What I’ve seen so far in terms of user verification is that there’s a dependency on the issuer to verify the document every time it’s needed by the verifier. Which makes the whole thing very hard to implement because we would depend on the government or organization to create technology to verify the document.

What I’m proposing is to mint a verification certificate based on KYC user flows which are done using credit bureaus. Therefore, whatever document you just verified is a valid representation of the document, not the actual document per se (Verification Certificate), and it’s up to the wallet owner to give authorization to a wallet to decrypt any information from the verification certificate, which this does not include your address nor your date of birth but rather a score and type of documentation of the verification procedure.

There are already many companies that do this type of work every day, like employment verification and criminal background checks whenever you apply for an apartment for example. It’s about leveraging the existing technology and integrating with Cardano blockchain

@HeptaSean

Okay, then I don’t get at all, why you want encryption.

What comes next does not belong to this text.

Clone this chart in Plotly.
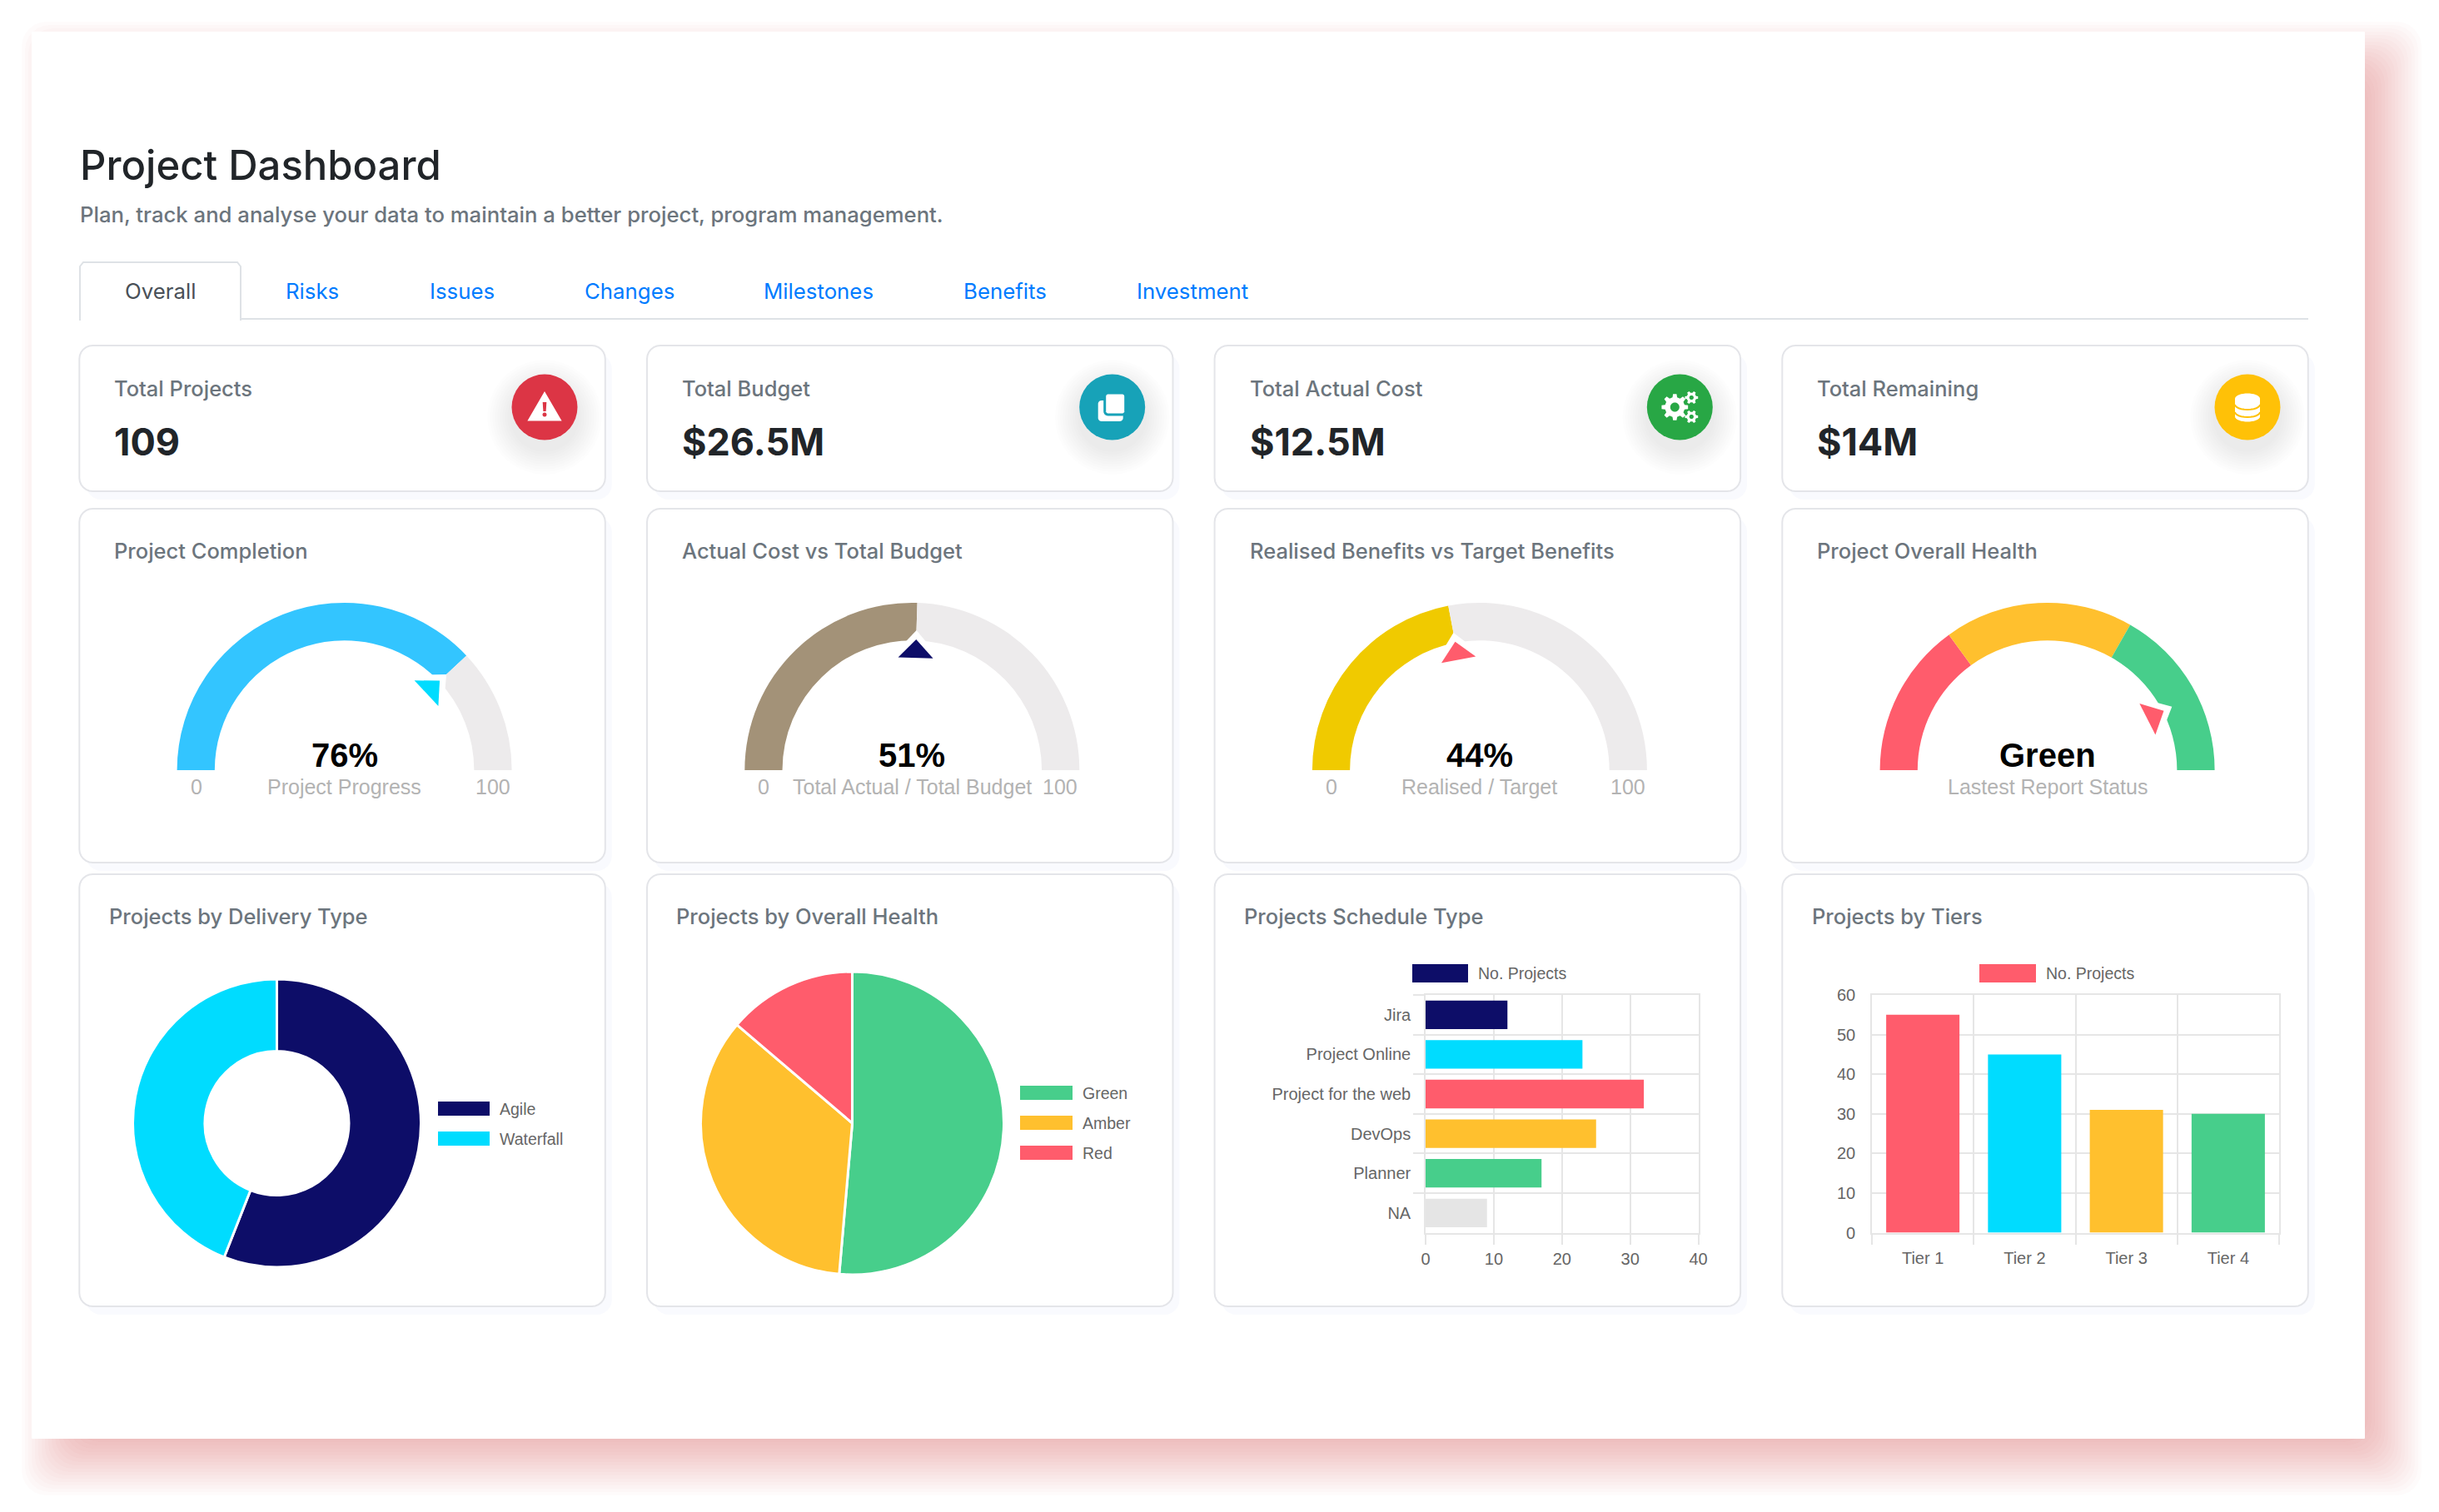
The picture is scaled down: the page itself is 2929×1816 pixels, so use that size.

Encryption is used to depend on the user or wallet owner rather than the issuer of the VC

No, that’s not the case. Cf. this illustration from https://www.w3.org/TR/vc-data-model/:
ecosystem
The issuer signs the credential only once (using their DID), gives it to the holder who stores it in local storage and presents it to verifiers. The verifiers just have to check the DIDs of holder and issuer using whatever DID methods and registries they used. No need to contact the issuer.

According to the whitepaper https://iamx.id/wp-content/uploads/2022/08/IAMX_white_paper_compressed.pdf, IAMX wants to use telecommunication providers and machine-readable government identity documents for that purpose, which seems a little less spooky than credit bureaus.

As said, that part is not needed in the usual SSI architectures, since the VCs are stored locally and the holder can just decide, which VCs to even present.

I still fail to see what purpose the integration with a blockchain or specifically the Cardano blockchain shall serve.